Not the normal night shift
Marie Curie Nurse Carrie Summers is returning to a place that’s close to her heart this weekend to do a 10-mile walk through Dartmoor National Park at night, to raise money for our charity.
“Having worked in healthcare for many years, I’ve always been drawn to end of life and palliative care”, says Carrie. “I’ve been a Marie Curie Nurse for over a year. I love the community side of the work, I love caring for people at home and giving them that choice to stay there rather than go to hospital.
"My work is upsetting sometimes, but I seem to be able to cope, and it’s an honour to be with people at the end of their life journey.”
Staying fit in body and mind
This isn’t the first physical challenge Carrie has done. Last year, she climbed Ben Nevis with her daughter, and tackled Snowdon the year before. She’s also walked the Dartmoor ten tors in the past.
“I’m fairly active and pretty fit”, she says. “Staying fit is important to the job, as being a night shift worker does put strain on your body.
“Being up all night interrupts your circadian rhythms, and this can result in health problems. So I do try to eat and sleep at the times I normally would to manage this.
“Keeping fit means the body can repair itself, and it certainly helps you mentally as well. Going for a nice walk can lift your spirit and makes you feel better. If I’m feeling a bit down, it really helps.”
Spending nights in the homes of others
Carrie, like many of us, has experienced bereavement herself – so understands how important care and support overnight can be for people living with a terminal illness and their families.
“In hospitals, not everybody has the same level of time to give to a dying person,” explains Carrie. “In my work I help to manage their pain, and we help patients and families not to feel afraid of what is coming next.
“Many patients fear the pain that comes with being ill and at the end of their lives, so we do our utmost to manage it and help them be as comfortable as possible.
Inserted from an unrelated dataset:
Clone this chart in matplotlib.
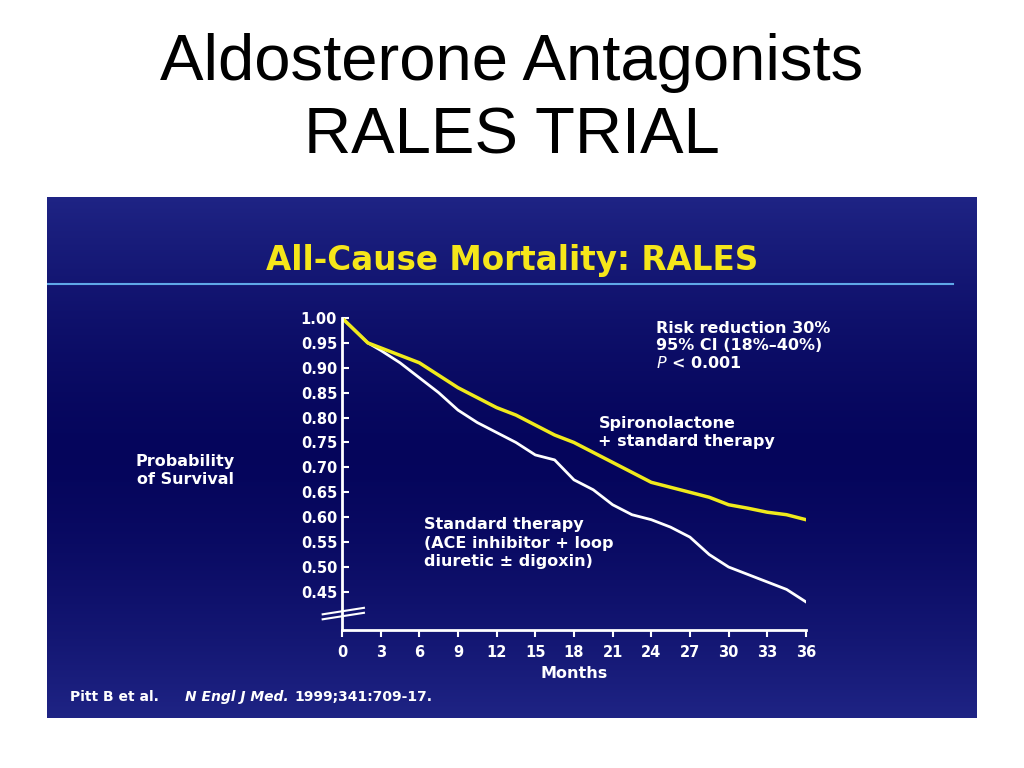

To be with people at that time of their life, and at the end of their journey – it’s quite big thing.
“And families can have a hard time coping too – they need that support and someone to be a kind, empathetic presence.”
Returning to a special place
Rather than giving bedside care, Carrie will be out on the wild heather and footpaths of Dartmoor this Saturday night.
“Dartmoor is close to my heart. I lived in Cornwall and Devon for many years, married in Okehampton, and my mum lives in Tavistock – so the area is a special place for me. I think I will really enjoy the experience.
“I’m fundraising among family and friends and aiming to raise a bit of money. I don’t want people to get fed up with me asking! I do have some very generous friends and family who always support me.”